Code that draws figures
########################################
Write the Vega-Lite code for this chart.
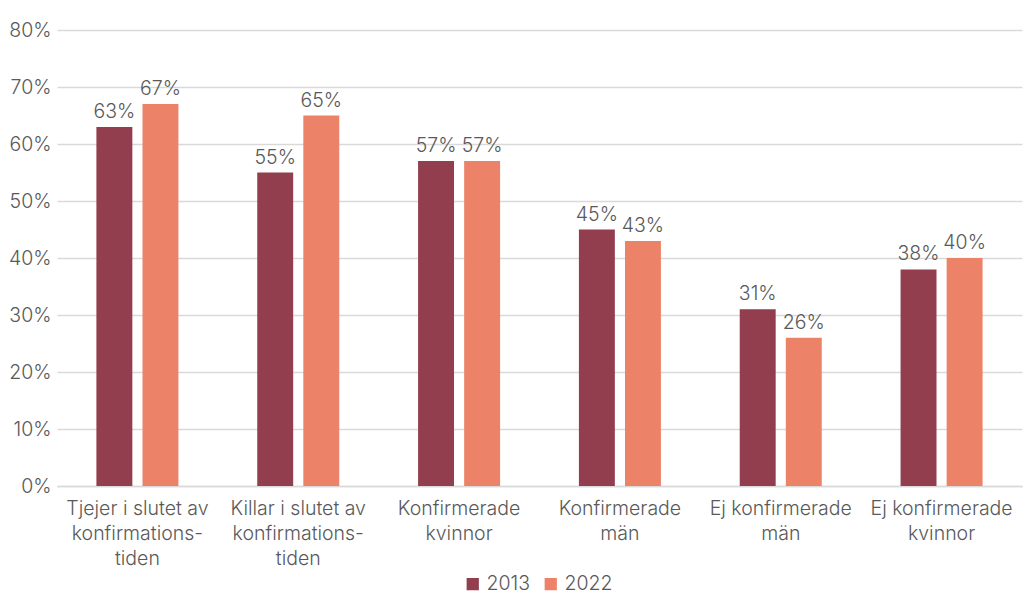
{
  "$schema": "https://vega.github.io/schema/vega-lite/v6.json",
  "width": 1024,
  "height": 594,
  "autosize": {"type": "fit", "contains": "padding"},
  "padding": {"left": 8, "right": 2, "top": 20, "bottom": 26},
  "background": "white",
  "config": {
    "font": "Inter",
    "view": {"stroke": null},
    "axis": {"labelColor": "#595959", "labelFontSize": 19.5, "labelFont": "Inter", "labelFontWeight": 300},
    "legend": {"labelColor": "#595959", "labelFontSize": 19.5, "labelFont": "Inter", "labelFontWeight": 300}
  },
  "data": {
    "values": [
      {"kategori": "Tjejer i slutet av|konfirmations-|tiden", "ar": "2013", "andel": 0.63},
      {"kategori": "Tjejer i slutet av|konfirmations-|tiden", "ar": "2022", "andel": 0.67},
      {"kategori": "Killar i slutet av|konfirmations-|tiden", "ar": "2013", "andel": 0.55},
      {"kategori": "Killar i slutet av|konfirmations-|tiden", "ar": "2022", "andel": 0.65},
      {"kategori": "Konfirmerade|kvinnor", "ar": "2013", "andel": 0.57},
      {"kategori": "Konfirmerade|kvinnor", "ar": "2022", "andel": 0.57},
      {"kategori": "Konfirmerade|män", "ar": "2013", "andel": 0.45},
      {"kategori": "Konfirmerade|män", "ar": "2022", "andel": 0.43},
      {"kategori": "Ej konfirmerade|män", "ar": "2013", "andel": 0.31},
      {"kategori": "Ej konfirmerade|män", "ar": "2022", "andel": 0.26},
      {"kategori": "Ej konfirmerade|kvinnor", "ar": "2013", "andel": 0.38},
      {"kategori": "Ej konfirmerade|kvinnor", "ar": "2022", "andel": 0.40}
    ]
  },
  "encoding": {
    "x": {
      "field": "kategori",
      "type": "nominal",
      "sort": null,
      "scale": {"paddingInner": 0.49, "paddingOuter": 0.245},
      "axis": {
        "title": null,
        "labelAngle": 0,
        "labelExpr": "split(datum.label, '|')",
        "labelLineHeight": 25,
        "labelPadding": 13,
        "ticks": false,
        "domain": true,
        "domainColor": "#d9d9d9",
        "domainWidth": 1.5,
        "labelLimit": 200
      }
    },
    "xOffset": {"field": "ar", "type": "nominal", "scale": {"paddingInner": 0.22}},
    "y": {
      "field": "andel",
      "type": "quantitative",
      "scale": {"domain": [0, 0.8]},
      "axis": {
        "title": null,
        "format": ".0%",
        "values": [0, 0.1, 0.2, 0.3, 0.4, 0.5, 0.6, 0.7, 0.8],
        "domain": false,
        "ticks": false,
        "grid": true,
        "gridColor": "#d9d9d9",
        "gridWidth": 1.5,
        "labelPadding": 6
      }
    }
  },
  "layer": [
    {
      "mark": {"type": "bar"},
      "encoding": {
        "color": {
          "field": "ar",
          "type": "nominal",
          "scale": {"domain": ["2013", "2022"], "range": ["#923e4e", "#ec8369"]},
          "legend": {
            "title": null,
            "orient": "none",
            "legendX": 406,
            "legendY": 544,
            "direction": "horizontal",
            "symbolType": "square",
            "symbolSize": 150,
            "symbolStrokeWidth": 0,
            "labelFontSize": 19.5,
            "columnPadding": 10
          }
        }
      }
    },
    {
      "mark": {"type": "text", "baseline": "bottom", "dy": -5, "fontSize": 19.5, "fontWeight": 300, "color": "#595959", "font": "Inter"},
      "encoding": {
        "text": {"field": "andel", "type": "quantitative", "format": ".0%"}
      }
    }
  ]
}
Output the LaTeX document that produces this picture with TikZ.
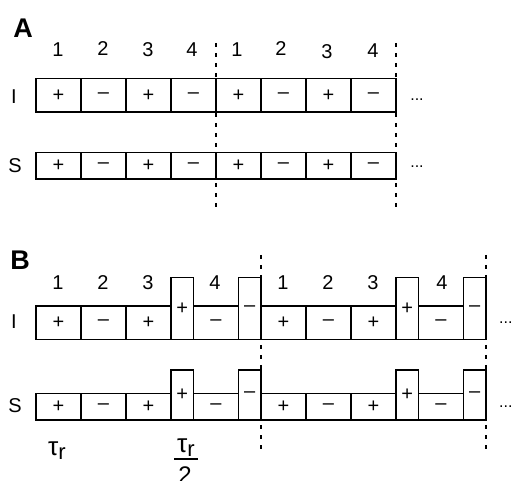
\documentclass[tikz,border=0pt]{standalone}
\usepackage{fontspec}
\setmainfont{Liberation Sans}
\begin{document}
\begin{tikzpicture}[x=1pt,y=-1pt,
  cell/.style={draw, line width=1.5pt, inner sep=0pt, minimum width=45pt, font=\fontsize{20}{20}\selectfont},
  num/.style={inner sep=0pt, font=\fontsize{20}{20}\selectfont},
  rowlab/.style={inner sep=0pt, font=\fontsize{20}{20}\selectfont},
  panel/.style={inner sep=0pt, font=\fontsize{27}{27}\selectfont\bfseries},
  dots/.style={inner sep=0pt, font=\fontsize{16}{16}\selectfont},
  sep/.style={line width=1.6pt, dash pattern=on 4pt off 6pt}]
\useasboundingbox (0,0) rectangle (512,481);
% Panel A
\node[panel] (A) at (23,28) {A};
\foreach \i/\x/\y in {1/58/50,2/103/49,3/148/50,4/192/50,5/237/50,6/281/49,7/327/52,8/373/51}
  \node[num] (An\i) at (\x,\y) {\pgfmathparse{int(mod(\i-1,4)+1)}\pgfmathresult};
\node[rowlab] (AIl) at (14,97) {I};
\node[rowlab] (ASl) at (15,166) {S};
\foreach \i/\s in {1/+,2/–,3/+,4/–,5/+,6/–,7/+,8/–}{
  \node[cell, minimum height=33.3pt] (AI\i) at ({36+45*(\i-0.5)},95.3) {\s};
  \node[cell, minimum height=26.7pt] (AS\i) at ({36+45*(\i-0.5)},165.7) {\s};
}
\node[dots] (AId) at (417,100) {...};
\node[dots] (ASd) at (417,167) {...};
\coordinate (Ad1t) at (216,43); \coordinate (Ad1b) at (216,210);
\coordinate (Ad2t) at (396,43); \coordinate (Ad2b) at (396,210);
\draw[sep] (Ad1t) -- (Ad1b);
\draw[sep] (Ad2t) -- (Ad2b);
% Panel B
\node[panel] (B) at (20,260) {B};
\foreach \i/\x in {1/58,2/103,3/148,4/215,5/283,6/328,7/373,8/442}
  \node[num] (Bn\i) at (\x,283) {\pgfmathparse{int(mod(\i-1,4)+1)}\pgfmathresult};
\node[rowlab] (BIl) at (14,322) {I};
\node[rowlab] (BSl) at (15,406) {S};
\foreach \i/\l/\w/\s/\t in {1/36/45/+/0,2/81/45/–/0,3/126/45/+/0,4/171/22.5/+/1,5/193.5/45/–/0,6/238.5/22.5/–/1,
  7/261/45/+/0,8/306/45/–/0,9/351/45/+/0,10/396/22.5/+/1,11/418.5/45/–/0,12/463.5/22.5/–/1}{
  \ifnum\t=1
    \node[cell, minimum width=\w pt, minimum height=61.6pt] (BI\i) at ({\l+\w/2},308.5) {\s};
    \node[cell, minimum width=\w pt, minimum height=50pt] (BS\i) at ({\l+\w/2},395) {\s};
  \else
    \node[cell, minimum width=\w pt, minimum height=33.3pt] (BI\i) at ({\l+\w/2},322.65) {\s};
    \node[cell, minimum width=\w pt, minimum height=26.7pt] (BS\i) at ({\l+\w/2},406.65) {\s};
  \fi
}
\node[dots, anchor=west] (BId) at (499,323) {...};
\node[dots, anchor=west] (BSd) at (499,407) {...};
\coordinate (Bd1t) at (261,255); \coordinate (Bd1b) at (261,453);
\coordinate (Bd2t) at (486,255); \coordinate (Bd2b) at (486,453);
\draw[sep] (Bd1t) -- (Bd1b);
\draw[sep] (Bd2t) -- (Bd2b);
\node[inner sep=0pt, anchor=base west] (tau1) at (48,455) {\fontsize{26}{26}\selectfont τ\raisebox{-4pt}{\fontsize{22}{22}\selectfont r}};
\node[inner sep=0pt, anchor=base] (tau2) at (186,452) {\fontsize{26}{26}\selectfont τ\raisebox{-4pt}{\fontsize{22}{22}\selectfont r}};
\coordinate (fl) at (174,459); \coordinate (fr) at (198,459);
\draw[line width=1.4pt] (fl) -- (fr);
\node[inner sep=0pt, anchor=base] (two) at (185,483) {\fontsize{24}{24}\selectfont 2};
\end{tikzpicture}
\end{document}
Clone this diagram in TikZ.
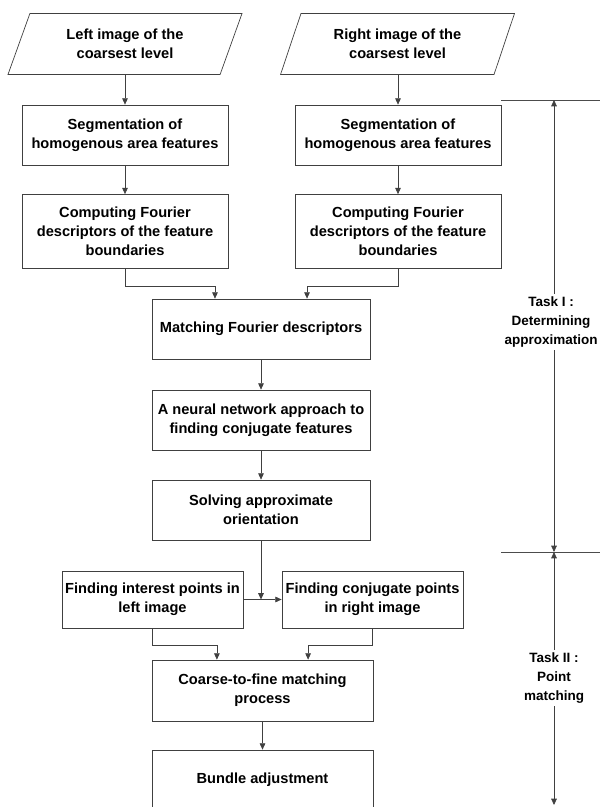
########################################
Short problem
Each line of the material that holds the string "this" counts once; give the total alone.

Result of the exercise
3